As of December 31, 2022, we had cash of $568,355 outside of the trust account. We have used and intend to continue to use the funds held outside the trust account primarily to identify and evaluate target businesses, perform business due diligence on prospective target businesses, review corporate documents and material agreements of prospective target businesses, and structure, negotiate and complete a business combination, such as the DePalma Business Combination.
In order to fund working capital deficiencies or finance transaction costs in connection with a business combination, the sponsor, members of the sponsor, or certain of our officers, directors or their affiliates may, but are not obligated to, loan us Working Capital Loans, as may be required. If we complete a business combination, we would repay any Working Capital Loans. In the event that a business combination does not close, we may use a portion of the working capital held outside the trust account to repay any Working Capital Loans but no proceeds from our trust account would be used for such repayment.
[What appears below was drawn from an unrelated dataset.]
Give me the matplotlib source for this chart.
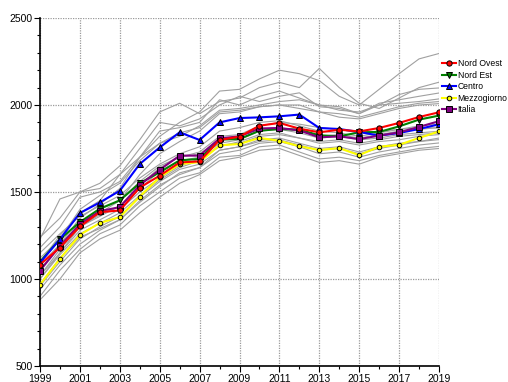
import matplotlib
matplotlib.use('Agg')
import matplotlib.pyplot as plt
from matplotlib.ticker import MultipleLocator

plt.rcParams['font.family'] = ['Liberation Sans', 'DejaVu Sans']

years = list(range(1999, 2020))

nord_ovest = [1083, 1181, 1302, 1384, 1394, 1525, 1594, 1670, 1676, 1799, 1818, 1881, 1897, 1864, 1843,
              1858, 1848, 1868, 1897, 1931, 1958]
nord_est = [1099, 1229, 1327, 1404, 1452, 1551, 1613, 1682, 1690, 1801, 1805, 1852, 1862, 1858, 1826,
            1820, 1843, 1845, 1877, 1916, 1939]
centro = [1093, 1229, 1379, 1440, 1507, 1661, 1756, 1843, 1799, 1900, 1925, 1929, 1935, 1945, 1868,
          1862, 1845, 1824, 1839, 1862, 1889]
mezzogiorno = [968, 1116, 1254, 1322, 1356, 1474, 1585, 1660, 1672, 1768, 1776, 1811, 1794, 1763, 1741,
               1752, 1712, 1760, 1771, 1811, 1848]
italia = [1048, 1190, 1315, 1390, 1413, 1540, 1628, 1709, 1709, 1808, 1820, 1865, 1868, 1854, 1814,
          1820, 1804, 1824, 1843, 1874, 1907]

# regioni (linee grigie)
regioni = [
    [1180, 1300, 1470, 1500, 1560, 1700, 1820, 1900, 1960, 2080, 2090, 2150, 2200, 2180, 2140, 2050, 2000, 2090, 2180, 2265, 2296],
    [1240, 1350, 1500, 1550, 1650, 1800, 1960, 2010, 1950, 2020, 2040, 2100, 2130, 2100, 2210, 2100, 2010, 1980, 2040, 2100, 2131],
    [1100, 1250, 1380, 1450, 1600, 1750, 1900, 1880, 1920, 2000, 2050, 2020, 2050, 2070, 1990, 1980, 1950, 2000, 2060, 2090, 2098],
    [1050, 1200, 1350, 1430, 1520, 1700, 1850, 1870, 1900, 2030, 2000, 2050, 2080, 2040, 2000, 1990, 1950, 2010, 2030, 2050, 2069],
    [1120, 1230, 1400, 1480, 1550, 1680, 1780, 1820, 1880, 1970, 1980, 2000, 2020, 2030, 2000, 1970, 1960, 2000, 2010, 2020, 2035],
    [1000, 1150, 1300, 1380, 1450, 1600, 1720, 1790, 1850, 1950, 1960, 1990, 2000, 2000, 1960, 1930, 1920, 1950, 1980, 2000, 2008],
    [1080, 1200, 1320, 1400, 1450, 1560, 1650, 1700, 1730, 1820, 1830, 1880, 1900, 1890, 1870, 1860, 1840, 1850, 1860, 1870, 1868],
    [1060, 1180, 1300, 1360, 1420, 1520, 1620, 1680, 1700, 1780, 1800, 1850, 1860, 1840, 1810, 1820, 1800, 1810, 1830, 1840, 1849],
    [1020, 1150, 1280, 1340, 1400, 1500, 1580, 1650, 1690, 1760, 1790, 1830, 1840, 1810, 1780, 1790, 1770, 1790, 1800, 1820, 1830],
    [960, 1100, 1230, 1300, 1360, 1470, 1560, 1630, 1660, 1740, 1760, 1800, 1810, 1780, 1750, 1760, 1730, 1760, 1780, 1790, 1801],
    [940, 1080, 1200, 1280, 1340, 1450, 1540, 1600, 1640, 1720, 1740, 1780, 1790, 1760, 1720, 1730, 1700, 1730, 1750, 1770, 1782],
    [900, 1050, 1170, 1260, 1310, 1420, 1500, 1580, 1610, 1700, 1710, 1760, 1770, 1730, 1690, 1700, 1680, 1710, 1730, 1750, 1762],
    [880, 1000, 1150, 1230, 1280, 1380, 1470, 1550, 1600, 1680, 1700, 1740, 1750, 1710, 1670, 1680, 1660, 1700, 1720, 1740, 1750],
    [1150, 1260, 1360, 1420, 1480, 1580, 1660, 1720, 1760, 1850, 1870, 1900, 1910, 1880, 1850, 1840, 1820, 1840, 1860, 1880, 1890],
    [1000, 1140, 1260, 1320, 1380, 1480, 1570, 1640, 1680, 1770, 1780, 1820, 1830, 1810, 1790, 1800, 1780, 1800, 1820, 1830, 1840],
    [1020, 1170, 1300, 1370, 1420, 1540, 1640, 1700, 1720, 1800, 1820, 1860, 1870, 1850, 1820, 1830, 1810, 1830, 1850, 1860, 1870],
    [1230, 1460, 1500, 1520, 1600, 1700, 1780, 1840, 1870, 1960, 1970, 1990, 2000, 1980, 1960, 1950, 1930, 1960, 1990, 2010, 2020],
    [970, 1120, 1240, 1290, 1340, 1440, 1530, 1610, 1640, 1740, 1760, 1790, 1800, 1770, 1740, 1750, 1720, 1750, 1770, 1790, 1810],
]

fig = plt.figure(figsize=(5.08, 3.82), dpi=100)
ax = fig.add_axes([40/508, 1 - 366/382, 399/508, 348/382])

for r in regioni:
    ax.plot(years, r, color='#a0a0a0', lw=0.8, zorder=2)

ms = 3.8
ax.plot(years, nord_ovest, color='red', lw=1.5, marker='o', ms=ms, mfc='red', mec='black', mew=0.7,
        label='Nord Ovest', zorder=4)
ax.plot(years, nord_est, color='green', lw=1.5, marker='v', ms=ms, mfc='green', mec='black', mew=0.7,
        label='Nord Est', zorder=3)
ax.plot(years, centro, color='blue', lw=1.5, marker='^', ms=ms, mfc='blue', mec='black', mew=0.7,
        label='Centro', zorder=3)
ax.plot(years, mezzogiorno, color='yellow', lw=1.5, marker='o', ms=3.3, mfc='yellow', mec='black', mew=0.7,
        label='Mezzogiorno', zorder=3)
ax.plot(years, italia, color='purple', lw=1.5, marker='s', ms=ms, mfc='purple', mec='black', mew=0.7,
        label='Italia', zorder=3)

ax.set_xlim(1999, 2019)
ax.set_ylim(500, 2500)
ax.set_xticks(range(1999, 2020, 2))
ax.xaxis.set_minor_locator(MultipleLocator(1))
ax.set_yticks([500, 1000, 1500, 2000, 2500])
ax.yaxis.set_minor_locator(MultipleLocator(100))
ax.grid(True, which='major', color='#9a9a9a', linestyle=(0, (1, 1)), lw=0.9)
ax.tick_params(which='both', direction='out', labelsize=7.5, width=0.8, pad=1.5)
ax.tick_params(which='major', length=4)
ax.tick_params(which='minor', length=2.5)
for s in ['top', 'right']:
    ax.spines[s].set_visible(False)
for s in ['left', 'bottom']:
    ax.spines[s].set_linewidth(1.2)

fig.legend(loc='upper left', bbox_to_anchor=(442/508, 1 - 59/382), frameon=False, fontsize=6.2,
           handlelength=1.6, handletextpad=0.2, labelspacing=0.3, borderaxespad=0, borderpad=0)

fig.savefig('out.png', dpi=100)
On June 30, 2022, we issued the 2022 Promissory Note to Marblegate SOMF, a member of our sponsor, for a Working Capital Loan for which we may borrow up to the principal sum of $600,000. The 2022 Promissory Note bears no interest and is due and payable upon the earlier of (i) the date on which we consummate our initial business combination or (ii) the date that the winding up of the Company is effective. At the option of the lender, at any time prior to payment in full of the principal balance of the 2022 Promissory Note, the lender may elect to convert up to $600,000 of the unpaid principal balance of the note into Conversion Shares, equal to (x) the portion of the principal amount of the note being converted, divided by (y) $10.00, rounded up to the nearest whole number of shares. The Conversion Shares will be identical to the shares of Class A common stock included in the units issued in the private placement. On July 1, 2022, we borrowed $200,000 under the 2022 Promissory Note. As of December 31, 2022 and 2021, there were $200,000 and $0 outstanding balances under the 2022 Promissory Note.
We have incurred and will continue to incur significant costs in pursuit of our acquisition plans. We will likely need to raise additional capital through loans or additional investments from our sponsor, stockholders, officers, directors, or third parties. Our officers, directors and the sponsor may, but are not obligated to, loan us funds, from time to time or at any time, in whatever amount they deem reasonable in their sole discretion, to meet our working capital needs. Accordingly, we may not be able to obtain additional financing. If we are unable to raise additional capital, we may be required to take additional measures to conserve liquidity, which could include, but not necessarily be limited to, curtailing operations, suspending the pursuit of a potential transaction, and reducing overhead expenses. We cannot provide any assurance that new financing will be available to us on commercially acceptable terms, if at all. If we are unable to complete the business combination because we do not have sufficient funds available, we will be forced to cease operations and liquidate the trust account. In connection with our assessment of going concern considerations in accordance with ASU Topic 2014-15, “Disclosures of Uncertainties about an Entity’s Ability to Continue as a Going Concern,” we have until July 5, 2023, to consummate a business combination. It is uncertain that we will be able to consummate a business combination by this time. If a business combination is not consummated by this date and an extension has not been requested by the sponsor and approved by our stockholders, there will be a mandatory liquidation and subsequent dissolution of the Company. Management has determined that the liquidity issue and the mandatory liquidation raise substantial doubt about our ability to continue as a going concern. The financial statements and the notes thereto contained elsewhere in this Report do not include any adjustments relating to the recovery of the recorded assets or the classification of the liabilities that might be necessary should we be required to liquidate after July 5, 2023. We intend to complete a business combination before the mandatory liquidation date.